93: Une question plus grave, c'est celle de savoir si, lorsqu'une demande est intentée pour le compte d'une société, il faut nécessairement faire figurer dans l'exploit les noms de tous les associés. La difficulté ne peut s'élever, au surplus, que pour les sociétés qui ont un siège fixe, une administration constituée. Quant aux autres, on ne saurait les considérer comme formant un être moral, et il

est évident que la demande formée en leur nom doit relater tous les associés, dont la réunion est alors une juxtaposition d'intérêts de même nature, et nullement une individualité juridique. Mais la multiplicité de mentions qu'entraîne le nombre plus ou moins considérable de demandeurs, et l'augmentation proportionnelle des chances de nullités d'exploits sont de graves inconvénients, que l'on doit s'efforcer d'éviter autant que possible. Or, lorsqu'il existe un administrateur ayant qualité pour plaider, ne fait-il pas connaitre suffisamment son caractère en indiquant clairement la société dont il défend les intérêts, et le titre qui lui appartient dans la gestion de cette société?

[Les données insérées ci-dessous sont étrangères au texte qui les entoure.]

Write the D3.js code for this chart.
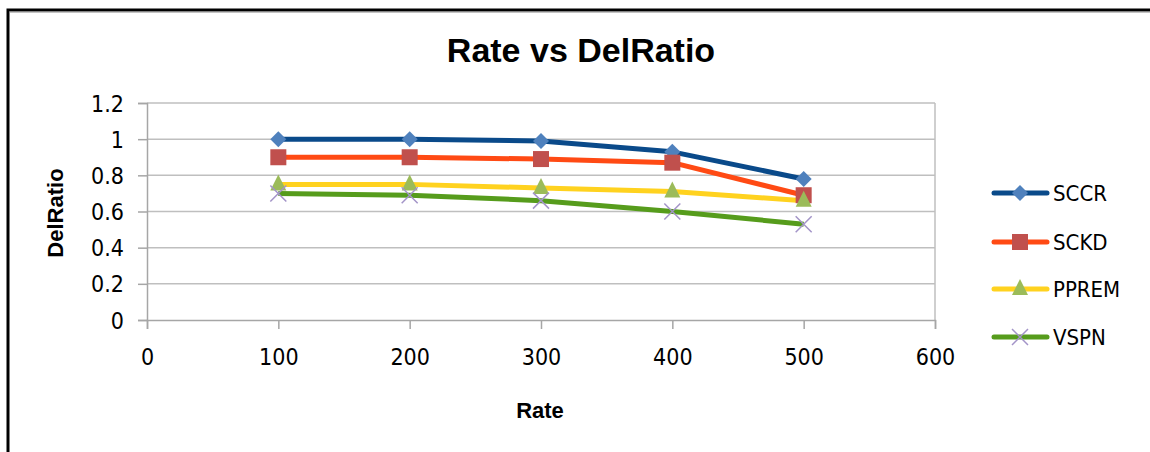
<!DOCTYPE html>
<html>
<head>
<meta charset="utf-8">
<script src="https://cdn.jsdelivr.net/npm/d3@7/dist/d3.min.js"></script>
<style>
  html, body { margin: 0; padding: 0; background: #fff; }
  svg { display: block; }
</style>
</head>
<body>
<svg id="chart" width="1150" height="452"></svg>
<script>
const rates = [100, 200, 300, 400, 500];
const sccr  = [1.00, 1.00, 0.99, 0.93, 0.78];
const sckd  = [0.90, 0.90, 0.89, 0.87, 0.69];
const pprem = [0.75, 0.75, 0.73, 0.71, 0.66];
const vspn  = [0.70, 0.69, 0.66, 0.60, 0.53];
const seriesNames = ["SCCR", "SCKD", "PPREM", "VSPN"];
const xTicks = [0, 100, 200, 300, 400, 500, 600];
const yTicks = [0, 0.2, 0.4, 0.6, 0.8, 1, 1.2];

const series = [
  { name: seriesNames[0], values: sccr,  line: "#0a4a8a", marker: "#4f81bd", shape: "diamond" },
  { name: seriesNames[1], values: sckd,  line: "#ff4a14", marker: "#c0504d", shape: "square" },
  { name: seriesNames[2], values: pprem, line: "#ffd21f", marker: "#9bbb59", shape: "triangle" },
  { name: seriesNames[3], values: vspn,  line: "#569c1c", marker: "#a394c8", shape: "cross" }
];

const svg = d3.select("#chart");
const font = "'Liberation Sans', Arial, sans-serif";
const narrow = "'Liberation Sans Narrow', 'DejaVu Sans Condensed', 'Liberation Sans', sans-serif";

// outer frame (only left and top visible)
svg.append("path").attr("d", "M8,460 L8,10 L1160,10")
  .attr("fill", "none").attr("stroke", "#000").attr("stroke-width", 3);
svg.append("line").attr("x1", 9).attr("x2", 1160).attr("y1", 12).attr("y2", 12)
  .attr("stroke", "#888").attr("stroke-width", 1);

const x = d3.scaleLinear().domain([0, 600]).range([147, 935]);
const y = d3.scaleLinear().domain([0, 1.2]).range([320, 103]);

// gridlines
svg.append("g").selectAll("line").data(yTicks.filter(d => d > 0)).join("line")
  .attr("x1", x(0)).attr("x2", x(600))
  .attr("y1", d => y(d)).attr("y2", d => y(d))
  .attr("stroke", "#bfbfbf").attr("stroke-width", 1.5);
// right plot border
svg.append("line").attr("x1", x(600)).attr("x2", x(600)).attr("y1", y(1.2)).attr("y2", y(0))
  .attr("stroke", "#bfbfbf").attr("stroke-width", 1.5);

// axes
const yAxis = d3.axisLeft(y).tickValues(yTicks).tickSize(9).tickPadding(14)
  .tickFormat(d => d3.format("")(+d.toFixed(1)));
const gy = svg.append("g").attr("transform", `translate(${x(0)},0)`).call(yAxis);
const xAxis = d3.axisBottom(x).tickValues(xTicks).tickSize(9).tickPadding(20);
const gx = svg.append("g").attr("transform", `translate(0,${y(0)})`).call(xAxis);
[gx, gy].forEach(g => {
  g.select(".domain").attr("stroke", "#a6a6a6").attr("stroke-width", 1.5);
  g.selectAll(".tick line").attr("stroke", "#a6a6a6").attr("stroke-width", 1.5);
  g.selectAll(".tick text").attr("fill", "#000").style("font-family", narrow).style("font-size", "23px");
});
gy.selectAll(".tick text").attr("dy", "0.35em");

// lines
const lineGen = d3.line().x((d, i) => x(rates[i])).y(d => y(d));
series.forEach(s => {
  svg.append("path").datum(s.values)
    .attr("d", lineGen)
    .attr("fill", "none").attr("stroke", s.line).attr("stroke-width", 5)
    .attr("stroke-linejoin", "round");
});

function drawMarker(g, s, cx, cy) {
  if (s.shape === "diamond") {
    g.append("path").attr("d", `M${cx},${cy-8} L${cx+8},${cy} L${cx},${cy+8} L${cx-8},${cy} Z`)
      .attr("fill", s.marker);
  } else if (s.shape === "square") {
    g.append("rect").attr("x", cx - 8).attr("y", cy - 8).attr("width", 16).attr("height", 16)
      .attr("fill", s.marker);
  } else if (s.shape === "triangle") {
    g.append("path").attr("d", `M${cx},${cy-10} L${cx+8},${cy+6} L${cx-8},${cy+6} Z`)
      .attr("fill", s.marker);
  } else {
    g.append("path").attr("d", `M${cx-8},${cy-8} L${cx+8},${cy+8} M${cx+8},${cy-8} L${cx-8},${cy+8}`)
      .attr("stroke", s.marker).attr("stroke-width", 1.5).attr("fill", "none");
  }
}

series.forEach(s => {
  const g = svg.append("g");
  s.values.forEach((v, i) => drawMarker(g, s, x(rates[i]), y(v)));
});

// title
svg.append("text").attr("x", 581).attr("y", 62).attr("text-anchor", "middle")
  .style("font-family", font).style("font-weight", "bold").style("font-size", "34px")
  .text("Rate vs DelRatio");

// axis titles
svg.append("text").attr("x", 540).attr("y", 418).attr("text-anchor", "middle")
  .style("font-family", font).style("font-weight", "bold").style("font-size", "22px")
  .text("Rate");
svg.append("text").attr("transform", "translate(63,213) rotate(-90)").attr("text-anchor", "middle")
  .style("font-family", font).style("font-weight", "bold").style("font-size", "22px")
  .text("DelRatio");

// legend
const legendY = [193, 242, 289, 337];
series.forEach((s, i) => {
  const g = svg.append("g");
  const ly = legendY[i];
  g.append("line").attr("x1", 994).attr("x2", 1047).attr("y1", ly).attr("y2", ly)
    .attr("stroke", s.line).attr("stroke-width", 5).attr("stroke-linecap", "round");
  drawMarker(g, s, 1020, ly);
  g.append("text").attr("x", 1053).attr("y", ly).attr("dy", "0.35em")
    .style("font-family", narrow).style("font-size", "22px").text(s.name);
});
</script>
</body>
</html>
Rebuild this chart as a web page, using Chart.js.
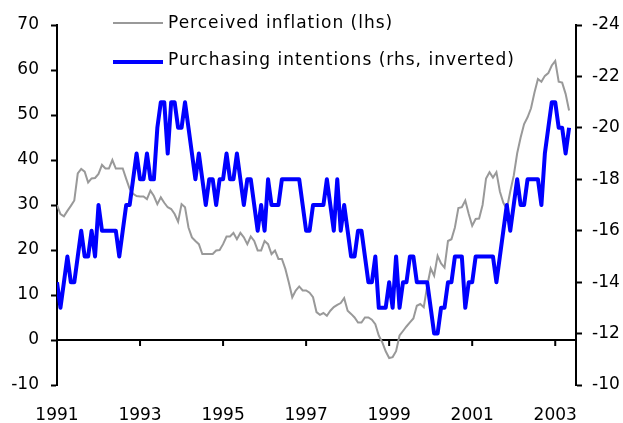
<!DOCTYPE html>
<html>
<head>
<meta charset="utf-8">
<script src="https://cdn.jsdelivr.net/npm/chart.js@4.4.1/dist/chart.umd.min.js"></script>
<style>
  html, body { margin: 0; padding: 0; background: #fff; }
  #wrap { position: relative; width: 623px; height: 423px; }
  canvas { display: block; }
  .key { position: absolute; left: 113px; height: 20px; font: 17px 'DejaVu Sans', Verdana, sans-serif;
         letter-spacing: 1px; line-height: 20px; color: #000; white-space: nowrap; }
  .key .swatch { position: absolute; left: 0; width: 50px; }
  .key .txt { position: absolute; left: 55px; top: 0; }
</style>
</head>
<body>
<div id="wrap">
  <canvas id="chart" width="623" height="423"></canvas>
  <div class="key" style="top:12px"><span class="swatch" style="top:10px;height:2px;background:#999"></span><span class="txt">Perceived inflation (lhs)</span></div>
  <div class="key" style="top:49px"><span class="swatch" style="top:11px;height:4px;background:#00f"></span><span class="txt">Purchasing intentions (rhs, inverted)</span></div>
</div>
<script>
/* ---- Data: monthly, Jan 1991 .. May 2003 ---- */
const yearLabels     = ['1991', '1993', '1995', '1997', '1999', '2001', '2003'];
const yearTickMonths = [0, 24, 48, 72, 96, 120, 144];

// Perceived inflation (lhs)
const perceived = [
  30, 28, 27.5, 28.7, 29.8, 31, 37, 38, 37.4, 35,
  35.9, 36, 36.9, 38.9, 38.1, 38.1, 40, 38.1, 38.1, 38.1,
  35.8, 33.6, 32.5, 32, 31.9, 31.9, 31.3, 33.2, 32, 30.2,
  31.7, 30.5, 29.5, 29.1, 28, 26.3, 30.2, 29.5, 25, 22.8,
  22, 21.3, 19.1, 19.1, 19.1, 19.1, 19.9, 20, 21.3, 23,
  23, 23.8, 22.4, 23.8, 22.8, 21.3, 23, 22, 19.9, 19.9,
  22, 21.3, 19.1, 19.9, 18, 18, 15.8, 12.8, 9.5, 11,
  11.9, 11, 11, 10.5, 9.5, 6.2, 5.6, 6, 5.4, 6.5,
  7.3, 7.8, 8.2, 9.3, 6.5, 5.8, 5, 3.9, 3.9, 5,
  5, 4.5, 3.5, 1, -0.5, -2.5, -4, -3.8, -2.5, 1,
  2, 3, 3.9, 4.8, 7.6, 8, 7.3, 12, 15.9, 14.3,
  18.7, 17, 16.1, 22, 22.4, 25, 29.3, 29.5, 31, 28,
  25.4, 26.9, 27, 30, 35.9, 37.3, 36.1, 37.3, 33, 30.5,
  29.1, 33, 36.5, 41.5, 45, 48, 49.5, 51.5, 55, 58,
  57.4, 58.7, 59.3, 61, 62, 57.4, 57.2, 54.7, 51
];

// Purchasing intentions (rhs, inverted)
const purchasing = [
  -14, -13, -14, -15, -14, -14, -15, -16, -15, -15,
  -16, -15, -17, -16, -16, -16, -16, -16, -15, -16,
  -17, -17, -18, -19, -18, -18, -19, -18, -18, -20,
  -21, -21, -19, -21, -21, -20, -20, -21, -20, -19,
  -18, -19, -18, -17, -18, -18, -17, -18, -18, -19,
  -18, -18, -19, -18, -17, -18, -18, -17, -16, -17,
  -16, -18, -17, -17, -17, -18, -18, -18, -18, -18,
  -18, -17, -16, -16, -17, -17, -17, -17, -18, -17,
  -16, -18, -16, -17, -16, -15, -15, -16, -16, -15,
  -14, -14, -15, -13, -13, -13, -14, -13, -15, -13,
  -14, -14, -15, -15, -14, -14, -14, -14, -13, -12,
  -12, -13, -13, -14, -14, -15, -15, -15, -13, -14,
  -14, -15, -15, -15, -15, -15, -15, -14, -15, -16,
  -17, -16, -17, -18, -17, -17, -18, -18, -18, -18,
  -17, -19, -20, -21, -21, -20, -20, -19, -20
];

const FONT = { family: "'DejaVu Sans', Verdana, sans-serif", size: 17 };

/* zero line across the plot with the year tick marks hanging from it */
const zeroAxis = {
  id: 'zeroAxis',
  beforeDatasetsDraw(chart) {
    const { ctx, scales: { x, y } } = chart;
    const y0 = y.getPixelForValue(0);
    ctx.save();
    ctx.strokeStyle = '#000';
    ctx.lineWidth = 2;
    ctx.beginPath();
    ctx.moveTo(x.left, y0);
    ctx.lineTo(x.right, y0);
    x.ticks.forEach(t => {
      const px = x.getPixelForValue(t.value);
      ctx.moveTo(px, y0);
      ctx.lineTo(px, y0 + 6);
    });
    ctx.stroke();
    ctx.restore();
  }
};

new Chart(document.getElementById('chart'), {
  type: 'line',
  data: {
    datasets: [
      {
        label: 'Purchasing intentions (rhs, inverted)',
        data: purchasing.map((v, i) => ({ x: i, y: v })),
        yAxisID: 'y1',
        borderColor: '#0000ff',
        borderWidth: 4,
        borderJoinStyle: 'round',
        pointRadius: 0,
        tension: 0,
      },
      {
        label: 'Perceived inflation (lhs)',
        data: perceived.map((v, i) => ({ x: i, y: v })),
        yAxisID: 'y',
        borderColor: '#999999',
        borderWidth: 2,
        pointRadius: 0,
        tension: 0,
      },
    ]
  },
  options: {
    responsive: false,
    animation: false,
    layout: { padding: { top: 25, left: 0, right: 0, bottom: 0 } },
    plugins: { legend: { display: false }, tooltip: { enabled: false } },
    scales: {
      x: {
        type: 'linear',
        min: 0,
        max: 150,
        grid: { display: false, drawTicks: false },
        border: { display: false },
        afterBuildTicks: s => { s.ticks = yearTickMonths.map(v => ({ value: v })); },
        afterFit: s => { s.height = 38; },
        ticks: {
          autoSkip: false,
          maxRotation: 0,
          padding: 20,
          color: '#000',
          font: FONT,
          callback: v => yearLabels[yearTickMonths.indexOf(v)],
        },
      },
      y: {
        position: 'left',
        min: -10,
        max: 70,
        afterFit: s => { s.width = 57; },
        ticks: { stepSize: 10, padding: 12, color: '#000', font: FONT },
        grid: { drawOnChartArea: false, tickLength: 6, tickColor: '#000', tickWidth: 2 },
        border: { color: '#000', width: 2 },
      },
      y1: {
        position: 'right',
        reverse: true,
        min: -24,
        max: -10,
        afterFit: s => { s.width = 47; },
        ticks: { stepSize: 2, padding: 10, color: '#000', font: FONT },
        grid: { drawOnChartArea: false, tickLength: 6, tickColor: '#000', tickWidth: 2 },
        border: { color: '#000', width: 2 },
      },
    }
  },
  plugins: [zeroAxis],
});
</script>
</body>
</html>
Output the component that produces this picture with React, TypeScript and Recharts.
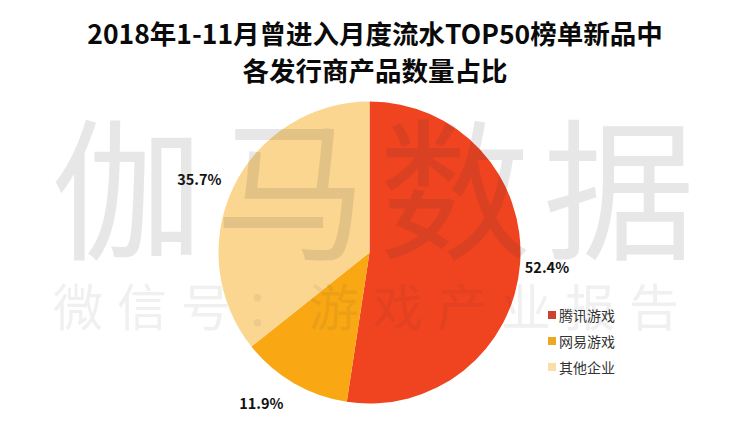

On admet volontiers ce mode de procéder lorsqu'il s'agit d'une société commerciale (1) au cas où une pareille société est défenderesse, il suffit de remettre la copie de l'exploit en la maison sociale (art. 69, 7°); en sens inverse, si la société est demanderesse, l'administrateur peut figurer seul en nom dans l'ajournement. Mais la jurisprudence exige, dans toute société civile indistinctement, la désignation des noms, profession et domicile de chacun des associés, la disposition spéciale de l'article 69, 7° ne mentionnant que les sociétés de commerce. Cet argument de texte nous semble combattu par une induction, tirée du texte même du Code, que, en établissant une compétence particulière pour les affaires sociales, met sur la même ligne toutes celles qui ont un siège fixe d'opérations, sans distinguer si elles sont civiles ou commerciales (art. 50 et 59). Nous penchons, en conséquence, à admettre que l'exploit peut être donné, dans ce cas, au nom de l'administrateur, sauf au défendeur à se faire représenter l'acte de société, afin de savoir les noms des personnes intéressées à l'affaire.

94. Après avoir bien fait connaître sa personne à la partie adverse, le demandeur doit se donner un représentant, ainsi que l'exige la loi, en constituant l'avoué qui occupera pour lui. Nous traiterons dans le chapitre suivant de la constitution d'avoué. Remarquons seulement que, si cette constitution n'est point soumise à des formes sacramentelles, elle doit cependant résulter clairement des termes de l'exploit. Aussi reconnaît-on que l'élection de domicile chez un avoué, impliquant le mandat purement passif de recevoir certaines significations, ne vaut pas constitution. Mais, à l'inverse, la constitution d'avoué vaut élection de domicile chez l'avoué ainsi constitué; car c'est à l'avoué que doivent s'adresser toutes les communications de nature à intéresser son client, à l'exception des actes pour lesquels une signification au domicile réel est impérieusement exigée.

95. Mais que veut dire ce qu'ajoute ensuite la loi à moins d'une élection contraire par le même exploit ? Quel intérêt sé

(1) Nous parlons des sociétés commerciales proprement dites; il y a controverse quant au caractère de l'association en participation.